Desde la quietud de mi terraza, en el
sosiego que produce habitar en un lugar alejado del ruido producido por el
chirriar del caucho en el asfalto, y bajo el aroma inconfundible de las
madreselvas y jazmines de los patios colindantes, me permito muy
placenteramente sustituir el teclado luminoso de mi ordenador por la
simplicidad de un humilde bolígrafo, y el adictivo monitor por la arrogancia de
unos folios en blanco que, desde su vacío, me retan constantemente.
Procuro no amedrentarme ante su
provocación en este momento que se me presenta propicio para el enfrentamiento.
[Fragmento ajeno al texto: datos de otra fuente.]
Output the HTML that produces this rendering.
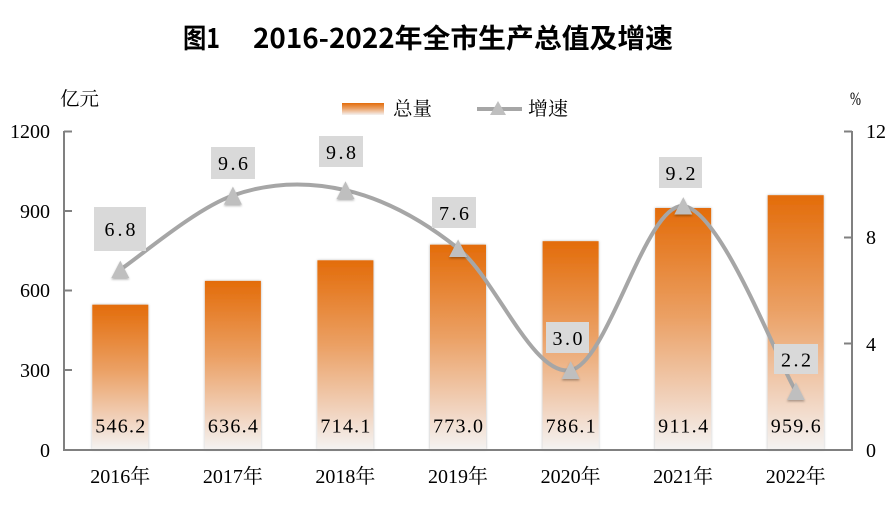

Las almas vecinas duermen plácidamente; desprovistas por fin de sus pijamas de
invierno, se entregan al sueño permitiendo que el resplandor de la luna penetre
hasta sus alcobas a través de las ventanas entreabiertas. Las estrellas se
dejan contemplar mansamente, y sobre mi cabeza alcanzo a distinguir las dos Osas
celestiales. Para coronar estos instantes de paz, los auriculares del pequeño
reproductor me transmiten la maravillosa música de Ernesto Cortázar, casi
imprescindible en mis ratos de relax.
Así pues, en perfecta armonía con el
entorno, comienzo mi tertulia nocturna con los arrogantes folios. Ellos me
incitan a que hable de hermosas playas, cuyos amaneceres son la envidia de mis
queridas montañas cubiertas de agobiantes colores, pero yo me niego a hablar de
mediterráneos azules que a estas alturas del recién estrenado estío se
encuentran saturados de gentes, maltratando sus aguas y arenas. Me tientan con
la hermosura del sol, fuente de vida, y yo sonrío indiferente bajo la plata de
esta luna llena que me observa y desestimo la sugerencia.
Sin embargo, la imagen de esa luna
que a estas horas se me antoja mágica, lo inusual de la personalidad de mis
contertulios y el recuerdo del mar, todo ello unido a la visión que obtengo
súbitamente de un sol ardiente, me imbuye inmediatamente del hechizo de esta
peculiar noche. Me siento arrastrada hacia la orilla de mi mar, ése que unos
pocos kilómetros más abajo me vio nacer. Me desprendo del abrigo que las
montañas me proporcionan, y me dejo llevar en brazos de las meigas hasta posar
mis pies sobre la cálida arena que bañan las olas perezosas en su viaje de ida
y vuelta a la orilla misma de la playa.
En breve darán las doce de la noche, y
ya se vislumbran multitud de hogueras iluminando la costa, robando su cometido
al antiguo Faro.
Para unos cuantos hoy es su Noche de
San Juan, y al modo eclesiástico celebrarán efemérides alrededor de unos
pasteles o abriendo algún regalo comprado a última hora. El número uno de todos
los españoles será felicitado por casi la totalidad de los medios informativos,
y muchas de nuestras poblaciones vecinas soltarán sus embolados por las calles previa exhibición de fuegos artificiales.
Otros lo celebrarán de modo diferente, quizá añorando su Inti Raymi o Fiesta del Sol, celebrada a miles de kilómetros de
distancia, en la explanada de Sacsahuamán,
allá en tierras del Cuzco; tal vez los menos, evocando la fiesta celta del Beltaine, o la dedicada al dios Apolo
por los griegos, según sus propias culturas y tradiciones. No obstante, en esta
noche fantástica, pocos lugares omitirán el fuego, y en aquellos otros,
próximos a los cauces de los ríos o de las costas, éste servirá de candela a
las aguas.
Yo, tal vez influenciada por ese
agnosticismo del que a menudo hago gala y del cual no siempre estoy muy segura,
me declino más por la fantasía de una noche donde fuego, agua, espíritu y
materia se unen alrededor de una gran puerta abierta a la imaginación, y me
deslizo bañando mis pies descalzos en las aguas al llegar la media noche; pido
mi deseo secreto a las olas y, con los ojos cerrados, intento mirarme por
dentro, con el fin de descubrir si en mi interior subyace una especie de bruja
compartiendo espacio con la niña que, según dicen, todas llevamos dentro.
Ya la noche cede su espacio a la
madrugada y los folios, vencidos por mi locuacidad, me sonríen adormecidos y,
tras el último verbo, se retiran a su antigua ubicación junto a la impresora,
al lado del ordenador. Entre tanto, me despido de Ernesto Cortázar y me desembarazo
de los pequeños auriculares, mientras que, por el rabillo del ojo, observo cómo
una estrella fugaz me hace un guiño desde el cielo a la vez que se dirige rauda
hacia mi querida playa, unos kilómetros más abajo.